# [JOB]
Set the lines down again exactly, first line through the line that contains "const yTicks = [1, 2, 3, 4];", with no pictures.

# [AVAILABLE DATA]

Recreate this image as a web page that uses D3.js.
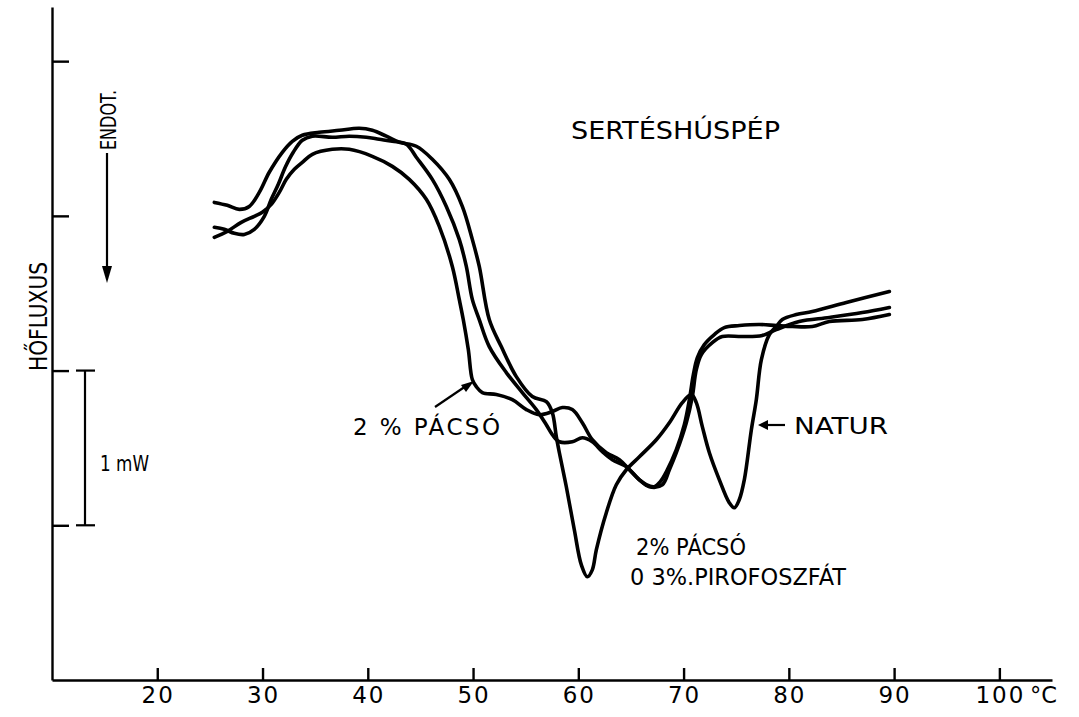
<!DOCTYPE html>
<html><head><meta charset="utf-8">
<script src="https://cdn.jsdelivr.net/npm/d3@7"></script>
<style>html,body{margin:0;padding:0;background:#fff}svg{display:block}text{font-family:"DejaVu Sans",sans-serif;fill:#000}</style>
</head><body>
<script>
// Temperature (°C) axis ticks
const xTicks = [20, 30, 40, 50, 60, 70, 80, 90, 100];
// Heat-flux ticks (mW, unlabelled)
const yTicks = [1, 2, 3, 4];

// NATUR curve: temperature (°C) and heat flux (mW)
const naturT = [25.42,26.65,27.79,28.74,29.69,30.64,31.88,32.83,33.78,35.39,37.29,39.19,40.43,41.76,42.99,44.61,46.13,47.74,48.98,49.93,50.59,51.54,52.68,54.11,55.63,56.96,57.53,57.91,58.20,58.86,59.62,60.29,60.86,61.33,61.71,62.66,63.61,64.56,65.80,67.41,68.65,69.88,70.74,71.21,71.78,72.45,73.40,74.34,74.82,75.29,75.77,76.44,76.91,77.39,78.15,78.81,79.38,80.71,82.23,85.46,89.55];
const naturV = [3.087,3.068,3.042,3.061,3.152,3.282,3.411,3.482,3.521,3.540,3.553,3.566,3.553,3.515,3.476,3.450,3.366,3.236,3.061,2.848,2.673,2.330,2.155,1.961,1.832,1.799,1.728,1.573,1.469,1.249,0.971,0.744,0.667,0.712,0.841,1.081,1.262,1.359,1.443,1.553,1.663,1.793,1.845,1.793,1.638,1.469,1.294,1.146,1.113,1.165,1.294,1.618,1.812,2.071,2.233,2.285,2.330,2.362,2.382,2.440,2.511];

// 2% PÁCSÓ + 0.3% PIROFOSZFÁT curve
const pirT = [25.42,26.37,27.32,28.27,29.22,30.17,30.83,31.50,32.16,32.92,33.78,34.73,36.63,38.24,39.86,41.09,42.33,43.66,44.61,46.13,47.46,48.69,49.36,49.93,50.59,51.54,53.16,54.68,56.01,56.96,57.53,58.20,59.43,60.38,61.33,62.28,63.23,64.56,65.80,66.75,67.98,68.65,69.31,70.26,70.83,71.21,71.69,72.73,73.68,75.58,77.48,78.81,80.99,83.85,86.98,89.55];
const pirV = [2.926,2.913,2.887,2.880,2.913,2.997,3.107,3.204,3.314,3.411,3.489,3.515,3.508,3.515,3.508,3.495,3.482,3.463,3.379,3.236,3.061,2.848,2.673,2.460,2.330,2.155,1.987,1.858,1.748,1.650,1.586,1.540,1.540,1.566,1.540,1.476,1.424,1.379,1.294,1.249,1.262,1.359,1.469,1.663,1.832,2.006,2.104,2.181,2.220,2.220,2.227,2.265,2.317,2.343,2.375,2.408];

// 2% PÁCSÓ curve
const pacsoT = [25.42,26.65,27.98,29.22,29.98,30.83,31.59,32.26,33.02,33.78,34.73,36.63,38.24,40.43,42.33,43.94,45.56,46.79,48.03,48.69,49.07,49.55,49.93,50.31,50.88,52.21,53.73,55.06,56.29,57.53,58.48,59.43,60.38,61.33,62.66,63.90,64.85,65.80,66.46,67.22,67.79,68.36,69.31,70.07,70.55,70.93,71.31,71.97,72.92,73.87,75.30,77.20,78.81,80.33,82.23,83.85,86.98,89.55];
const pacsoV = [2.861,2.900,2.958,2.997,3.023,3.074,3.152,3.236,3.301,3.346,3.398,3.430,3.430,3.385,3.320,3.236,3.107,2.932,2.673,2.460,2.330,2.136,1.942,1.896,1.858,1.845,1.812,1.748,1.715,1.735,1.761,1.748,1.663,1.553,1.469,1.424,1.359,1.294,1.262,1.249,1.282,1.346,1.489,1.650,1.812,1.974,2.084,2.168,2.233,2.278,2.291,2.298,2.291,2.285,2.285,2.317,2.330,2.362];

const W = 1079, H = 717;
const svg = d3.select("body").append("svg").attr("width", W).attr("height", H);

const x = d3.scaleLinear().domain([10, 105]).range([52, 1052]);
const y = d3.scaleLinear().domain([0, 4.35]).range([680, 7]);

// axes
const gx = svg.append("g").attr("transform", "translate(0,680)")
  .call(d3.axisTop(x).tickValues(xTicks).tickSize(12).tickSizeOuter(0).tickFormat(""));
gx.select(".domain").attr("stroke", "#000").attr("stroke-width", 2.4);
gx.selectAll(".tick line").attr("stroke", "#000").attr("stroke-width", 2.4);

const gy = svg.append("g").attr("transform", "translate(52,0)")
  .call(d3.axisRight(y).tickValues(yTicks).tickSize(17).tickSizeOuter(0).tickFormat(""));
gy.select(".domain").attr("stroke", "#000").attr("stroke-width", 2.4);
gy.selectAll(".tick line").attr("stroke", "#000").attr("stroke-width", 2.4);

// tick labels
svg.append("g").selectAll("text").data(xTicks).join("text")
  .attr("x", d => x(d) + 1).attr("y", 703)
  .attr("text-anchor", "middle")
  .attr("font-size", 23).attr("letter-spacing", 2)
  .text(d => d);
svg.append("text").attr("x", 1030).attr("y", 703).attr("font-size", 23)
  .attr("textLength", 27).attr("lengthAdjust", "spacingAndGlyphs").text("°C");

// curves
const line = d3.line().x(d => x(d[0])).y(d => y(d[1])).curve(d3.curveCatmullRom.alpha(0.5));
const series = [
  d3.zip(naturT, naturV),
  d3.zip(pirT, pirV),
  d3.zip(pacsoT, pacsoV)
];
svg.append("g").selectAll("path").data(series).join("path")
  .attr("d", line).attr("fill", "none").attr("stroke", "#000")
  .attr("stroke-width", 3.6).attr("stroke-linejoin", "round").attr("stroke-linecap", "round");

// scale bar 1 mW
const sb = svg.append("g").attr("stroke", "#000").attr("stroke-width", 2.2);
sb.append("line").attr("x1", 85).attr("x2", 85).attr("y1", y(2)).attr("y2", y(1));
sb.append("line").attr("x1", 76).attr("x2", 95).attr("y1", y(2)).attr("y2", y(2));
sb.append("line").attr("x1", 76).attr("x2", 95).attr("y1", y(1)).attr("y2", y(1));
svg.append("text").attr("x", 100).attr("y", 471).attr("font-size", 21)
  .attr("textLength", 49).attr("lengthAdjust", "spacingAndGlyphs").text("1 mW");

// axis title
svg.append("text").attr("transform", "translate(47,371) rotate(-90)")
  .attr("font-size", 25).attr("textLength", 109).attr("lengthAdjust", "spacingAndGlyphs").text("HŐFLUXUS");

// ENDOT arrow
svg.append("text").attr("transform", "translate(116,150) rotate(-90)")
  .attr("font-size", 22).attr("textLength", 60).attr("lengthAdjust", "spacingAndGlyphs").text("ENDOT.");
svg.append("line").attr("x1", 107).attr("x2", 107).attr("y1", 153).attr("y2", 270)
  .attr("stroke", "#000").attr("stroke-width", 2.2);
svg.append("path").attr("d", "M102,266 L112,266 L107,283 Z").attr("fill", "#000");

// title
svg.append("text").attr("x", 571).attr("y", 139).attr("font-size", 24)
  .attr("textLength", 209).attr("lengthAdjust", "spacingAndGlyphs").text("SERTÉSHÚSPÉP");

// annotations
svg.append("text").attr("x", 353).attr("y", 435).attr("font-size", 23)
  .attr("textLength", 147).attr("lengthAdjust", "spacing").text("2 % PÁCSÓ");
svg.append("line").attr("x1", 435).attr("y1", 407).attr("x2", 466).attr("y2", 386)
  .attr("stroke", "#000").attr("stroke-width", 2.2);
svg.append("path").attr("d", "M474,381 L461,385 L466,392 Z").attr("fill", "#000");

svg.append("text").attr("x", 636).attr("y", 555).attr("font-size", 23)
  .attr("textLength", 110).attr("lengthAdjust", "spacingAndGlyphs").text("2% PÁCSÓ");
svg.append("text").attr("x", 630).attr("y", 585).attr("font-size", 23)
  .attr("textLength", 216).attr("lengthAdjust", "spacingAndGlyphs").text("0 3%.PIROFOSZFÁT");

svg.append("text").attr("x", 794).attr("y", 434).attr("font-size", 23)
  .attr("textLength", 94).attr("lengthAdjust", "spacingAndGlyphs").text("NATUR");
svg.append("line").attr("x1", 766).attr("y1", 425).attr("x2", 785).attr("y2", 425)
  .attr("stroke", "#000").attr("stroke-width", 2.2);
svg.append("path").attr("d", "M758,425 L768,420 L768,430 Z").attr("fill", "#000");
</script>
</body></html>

# [SOLUTION TO THE EXERCISE]
Recreate this image as a web page that uses D3.js.
<!DOCTYPE html>
<html><head><meta charset="utf-8">
<script src="https://cdn.jsdelivr.net/npm/d3@7"></script>
<style>html,body{margin:0;padding:0;background:#fff}svg{display:block}text{font-family:"DejaVu Sans",sans-serif;fill:#000}</style>
</head><body>
<script>
// Temperature (°C) axis ticks
const xTicks = [20, 30, 40, 50, 60, 70, 80, 90, 100];
// Heat-flux ticks (mW, unlabelled)
const yTicks = [1, 2, 3, 4];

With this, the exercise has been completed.